- _DIRECTIONS_: Set the listing down again exactly, please, apart from its pictures.

- _DATA SECTION_:
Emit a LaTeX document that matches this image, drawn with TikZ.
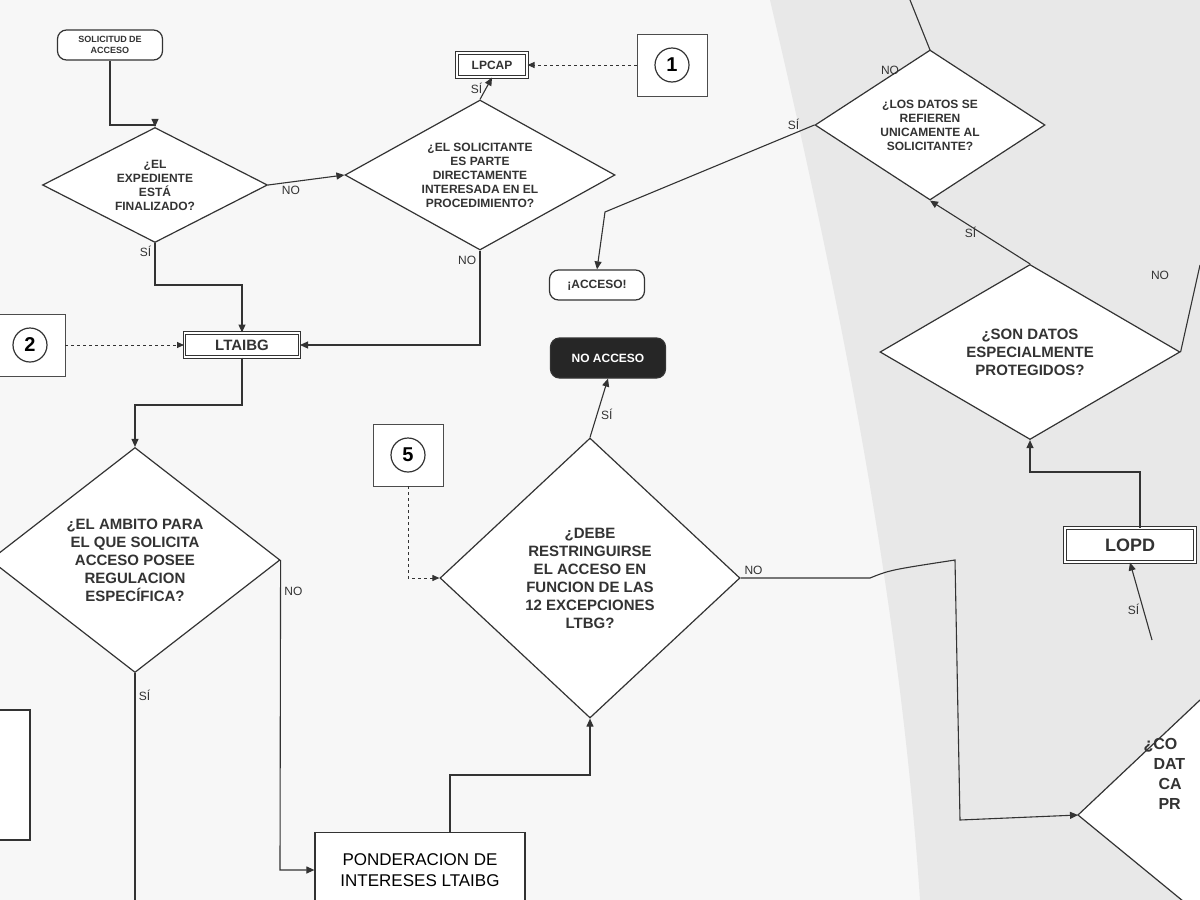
\documentclass[tikz,border=0pt]{standalone}
\usepackage{fontspec}
\setmainfont{Liberation Sans}
\usetikzlibrary{shapes.geometric,arrows.meta}
\begin{document}
\begin{tikzpicture}[x=1pt,y=-1pt,
  txt/.style={font=\bfseries\fontsize{12}{14}\selectfont,align=center,text=black!80},
  dia/.style={diamond,draw=black!80,line width=1.2pt,fill=white,txt,aspect=1.6,inner sep=0pt},
  rbox/.style={rounded corners=9pt,draw=black!80,line width=1.2pt,fill=white,txt,minimum height=30pt},
  dbox/.style={draw=black!80,double,double distance=1.5pt,line width=1pt,fill=white,txt,minimum height=24pt},
  doc/.style={draw=black!70,line width=0.8pt,fill=white,minimum width=70pt,minimum height=62pt},
  num/.style={circle,draw=black!80,line width=1.2pt,font=\bfseries\fontsize{20}{22}\selectfont,inner sep=3pt,minimum size=34pt},
  arr/.style={-{Triangle[length=8pt,width=7pt]},line width=1.1pt,draw=black!80},
  dasharr/.style={-{Triangle[length=7pt,width=6pt]},line width=1pt,dashed,draw=black!80},
  lab/.style={font=\fontsize{12}{14}\selectfont,text=black!80}]
\useasboundingbox (0,0) rectangle (1200,900);
\fill[black!3] (0,0) rectangle (1200,900);
\fill[black!9] (770,0) .. controls (840,300) and (900,600) .. (920,900) -- (1200,900) -- (1200,0) -- cycle;
% nodes
\node[rbox,minimum width=105pt,font=\bfseries\fontsize{9}{11}\selectfont] (sol) at (110,45) {SOLICITUD DE\\ACCESO};
\node[dia,minimum width=225pt,minimum height=115pt] (d1) at (155,185) {¿EL\\EXPEDIENTE\\ESTÁ\\FINALIZADO?};
\node[dia,minimum width=270pt,minimum height=150pt] (d2) at (480,175) {¿EL SOLICITANTE\\ES PARTE\\DIRECTAMENTE\\INTERESADA EN EL\\PROCEDIMIENTO?};
\node[dbox,minimum width=70pt] (lpcap) at (492,65) {LPCAP};
\node[doc] (doc1) at (672,65) {};
\node[num] at (672,65) {1};
\node[rbox,minimum width=95pt] (acc) at (597,285) {¡ACCESO!};
\node[dbox,minimum width=115pt,font=\bfseries\fontsize{15}{17}\selectfont] (ltaibg) at (242,345) {LTAIBG};
\node[doc] (doc2) at (30,345) {};
\node[num] at (30,345) {2};
\node[rbox,fill=black!85,text=white,minimum width=115pt,minimum height=40pt] (noacc) at (608,358) {NO ACCESO};
\node[doc] (doc5) at (408,455) {};
\node[num] at (408,455) {5};
\node[dia,minimum width=290pt,minimum height=225pt,font=\bfseries\fontsize{15}{18}\selectfont] (d3) at (135,560) {¿EL AMBITO PARA\\EL QUE SOLICITA\\ACCESO POSEE\\REGULACION\\ESPECÍFICA?};
\node[dia,minimum width=300pt,minimum height=280pt,font=\bfseries\fontsize{15}{18}\selectfont] (d4) at (590,578) {¿DEBE\\RESTRINGUIRSE\\EL ACCESO EN\\FUNCION DE LAS\\12 EXCEPCIONES\\LTBG?};
\node[draw=black!80,line width=1.2pt,fill=white,font=\fontsize{17}{21}\selectfont,align=center,minimum width=210pt,minimum height=75pt] (pond) at (420,870) {PONDERACION DE\\INTERESES LTAIBG};
\node[draw=black!80,line width=1.2pt,fill=white,minimum width=60pt,minimum height=130pt] (lbox) at (0,775) {};
% right page
\node[dia,minimum width=230pt,minimum height=150pt] (d5) at (930,125) {¿LOS DATOS SE\\REFIEREN\\UNICAMENTE AL\\SOLICITANTE?};
\node[dia,minimum width=300pt,minimum height=175pt,font=\bfseries\fontsize{15}{18}\selectfont] (d6) at (1030,352) {¿SON DATOS\\ESPECIALMENTE\\PROTEGIDOS?};
\node[dbox,minimum width=130pt,minimum height=34pt,font=\bfseries\fontsize{18}{20}\selectfont] (lopd) at (1130,545) {LOPD};
\draw[draw=black!80,line width=1.2pt,fill=white] (1200,700) -- (1078,815) -- (1200,915);
\node[txt,font=\bfseries\fontsize{16}{20}\selectfont,align=left,anchor=north west] (d7) at (1140,735) {¿CO\\\hspace*{10pt}DAT\\\hspace*{15pt}CA\\\hspace*{15pt}PR};
\coordinate (d7w) at (1078,815);
% connectors
\draw[arr] (sol.south) |- (155,125) -- (d1.north);
\draw[arr] (d1.east) -- node[lab,below,pos=0.3]{NO} (d2.west);
\draw[arr] (d1.south) -- node[lab,left,pos=0.2]{SÍ} (155,285) -| (ltaibg.north);
\draw[arr] (d2.north) -- node[lab,left]{SÍ} (lpcap.south);
\draw[dasharr] (doc1.west) -- (lpcap.east);
\draw[arr] (d2.south) -- node[lab,left,pos=0.1]{NO} (480,345) -- (ltaibg.east);
\draw[dasharr] (doc2.east) -- (ltaibg.west);
\draw[arr] (ltaibg.south) |- (135,405) -- (d3.north);
\draw[arr] (d3.east) -- node[lab,right,pos=0.1]{NO} (280,870) -- (pond.west);
\draw[line width=1.1pt,black!80] (d3.south) -- node[lab,right,pos=0.1]{SÍ} (135,900);
\draw[arr] (450,832) |- (590,775) -- (d4.south);
\draw[arr] (d4.north) -- node[lab,right,pos=0.4]{SÍ} (noacc.south);
\draw[dasharr] (doc5.south) |- (d4.west);
\draw[arr] (d4.east) -- node[lab,above,pos=0.1]{NO} (870,578) .. controls (890,570) .. (955,560) -- (960,820) -- (d7w);
\draw[arr] (1140,528) -- (1140,472) -- (1030,472) -- (d6.south);
\draw[arr] (1152,640) -- node[lab,left,pos=0.4]{SÍ} (lopd.south);
\draw[arr] (d6.north) -- node[lab,left]{SÍ} (d5.south);
\draw[arr] (d5.west) -- node[lab,above,pos=0.1]{SÍ} (605,212) -- (acc.north);
\node[lab] at (890,70) {NO};
\node[lab] at (1160,275) {NO};
\draw[line width=1.1pt,black!80] (910,0) -- (930,50);
\draw[line width=1.1pt,black!80] (d6.east) -- (1200,265);
\end{tikzpicture}
\end{document}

- _WRITTEN ANSWER_:
Emit a LaTeX document that matches this image, drawn with TikZ.
\documentclass[tikz,border=0pt]{standalone}
\usepackage{fontspec}
\setmainfont{Liberation Sans}
\usetikzlibrary{shapes.geometric,arrows.meta}
\begin{document}
\begin{tikzpicture}[x=1pt,y=-1pt,
  txt/.style={font=\bfseries\fontsize{12}{14}\selectfont,align=center,text=black!80},
  dia/.style={diamond,draw=black!80,line width=1.2pt,fill=white,txt,aspect=1.6,inner sep=0pt},
  rbox/.style={rounded corners=9pt,draw=black!80,line width=1.2pt,fill=white,txt,minimum height=30pt},
  dbox/.style={draw=black!80,double,double distance=1.5pt,line width=1pt,fill=white,txt,minimum height=24pt},
  doc/.style={draw=black!70,line width=0.8pt,fill=white,minimum width=70pt,minimum height=62pt},
  num/.style={circle,draw=black!80,line width=1.2pt,font=\bfseries\fontsize{20}{22}\selectfont,inner sep=3pt,minimum size=34pt},
  arr/.style={-{Triangle[length=8pt,width=7pt]},line width=1.1pt,draw=black!80},
  dasharr/.style={-{Triangle[length=7pt,width=6pt]},line width=1pt,dashed,draw=black!80},
  lab/.style={font=\fontsize{12}{14}\selectfont,text=black!80}]
\useasboundingbox (0,0) rectangle (1200,900);
\fill[black!3] (0,0) rectangle (1200,900);
\fill[black!9] (770,0) .. controls (840,300) and (900,600) .. (920,900) -- (1200,900) -- (1200,0) -- cycle;
% nodes
\node[rbox,minimum width=105pt,font=\bfseries\fontsize{9}{11}\selectfont] (sol) at (110,45) {SOLICITUD DE\\ACCESO};
\node[dia,minimum width=225pt,minimum height=115pt] (d1) at (155,185) {¿EL\\EXPEDIENTE\\ESTÁ\\FINALIZADO?};
\node[dia,minimum width=270pt,minimum height=150pt] (d2) at (480,175) {¿EL SOLICITANTE\\ES PARTE\\DIRECTAMENTE\\INTERESADA EN EL\\PROCEDIMIENTO?};
\node[dbox,minimum width=70pt] (lpcap) at (492,65) {LPCAP};
\node[doc] (doc1) at (672,65) {};
\node[num] at (672,65) {1};
\node[rbox,minimum width=95pt] (acc) at (597,285) {¡ACCESO!};
\node[dbox,minimum width=115pt,font=\bfseries\fontsize{15}{17}\selectfont] (ltaibg) at (242,345) {LTAIBG};
\node[doc] (doc2) at (30,345) {};
\node[num] at (30,345) {2};
\node[rbox,fill=black!85,text=white,minimum width=115pt,minimum height=40pt] (noacc) at (608,358) {NO ACCESO};
\node[doc] (doc5) at (408,455) {};
\node[num] at (408,455) {5};
\node[dia,minimum width=290pt,minimum height=225pt,font=\bfseries\fontsize{15}{18}\selectfont] (d3) at (135,560) {¿EL AMBITO PARA\\EL QUE SOLICITA\\ACCESO POSEE\\REGULACION\\ESPECÍFICA?};
\node[dia,minimum width=300pt,minimum height=280pt,font=\bfseries\fontsize{15}{18}\selectfont] (d4) at (590,578) {¿DEBE\\RESTRINGUIRSE\\EL ACCESO EN\\FUNCION DE LAS\\12 EXCEPCIONES\\LTBG?};
\node[draw=black!80,line width=1.2pt,fill=white,font=\fontsize{17}{21}\selectfont,align=center,minimum width=210pt,minimum height=75pt] (pond) at (420,870) {PONDERACION DE\\INTERESES LTAIBG};
\node[draw=black!80,line width=1.2pt,fill=white,minimum width=60pt,minimum height=130pt] (lbox) at (0,775) {};
% right page
\node[dia,minimum width=230pt,minimum height=150pt] (d5) at (930,125) {¿LOS DATOS SE\\REFIEREN\\UNICAMENTE AL\\SOLICITANTE?};
\node[dia,minimum width=300pt,minimum height=175pt,font=\bfseries\fontsize{15}{18}\selectfont] (d6) at (1030,352) {¿SON DATOS\\ESPECIALMENTE\\PROTEGIDOS?};
\node[dbox,minimum width=130pt,minimum height=34pt,font=\bfseries\fontsize{18}{20}\selectfont] (lopd) at (1130,545) {LOPD};
\draw[draw=black!80,line width=1.2pt,fill=white] (1200,700) -- (1078,815) -- (1200,915);
\node[txt,font=\bfseries\fontsize{16}{20}\selectfont,align=left,anchor=north west] (d7) at (1140,735) {¿CO\\\hspace*{10pt}DAT\\\hspace*{15pt}CA\\\hspace*{15pt}PR};
\coordinate (d7w) at (1078,815);
% connectors
\draw[arr] (sol.south) |- (155,125) -- (d1.north);
\draw[arr] (d1.east) -- node[lab,below,pos=0.3]{NO} (d2.west);
\draw[arr] (d1.south) -- node[lab,left,pos=0.2]{SÍ} (155,285) -| (ltaibg.north);
\draw[arr] (d2.north) -- node[lab,left]{SÍ} (lpcap.south);
\draw[dasharr] (doc1.west) -- (lpcap.east);
\draw[arr] (d2.south) -- node[lab,left,pos=0.1]{NO} (480,345) -- (ltaibg.east);
\draw[dasharr] (doc2.east) -- (ltaibg.west);
\draw[arr] (ltaibg.south) |- (135,405) -- (d3.north);
\draw[arr] (d3.east) -- node[lab,right,pos=0.1]{NO} (280,870) -- (pond.west);
\draw[line width=1.1pt,black!80] (d3.south) -- node[lab,right,pos=0.1]{SÍ} (135,900);
\draw[arr] (450,832) |- (590,775) -- (d4.south);
\draw[arr] (d4.north) -- node[lab,right,pos=0.4]{SÍ} (noacc.south);
\draw[dasharr] (doc5.south) |- (d4.west);
\draw[arr] (d4.east) -- node[lab,above,pos=0.1]{NO} (870,578) .. controls (890,570) .. (955,560) -- (960,820) -- (d7w);
\draw[arr] (1140,528) -- (1140,472) -- (1030,472) -- (d6.south);
\draw[arr] (1152,640) -- node[lab,left,pos=0.4]{SÍ} (lopd.south);
\draw[arr] (d6.north) -- node[lab,left]{SÍ} (d5.south);
\draw[arr] (d5.west) -- node[lab,above,pos=0.1]{SÍ} (605,212) -- (acc.north);
\node[lab] at (890,70) {NO};
\node[lab] at (1160,275) {NO};
\draw[line width=1.1pt,black!80] (910,0) -- (930,50);
\draw[line width=1.1pt,black!80] (d6.east) -- (1200,265);
\end{tikzpicture}
\end{document}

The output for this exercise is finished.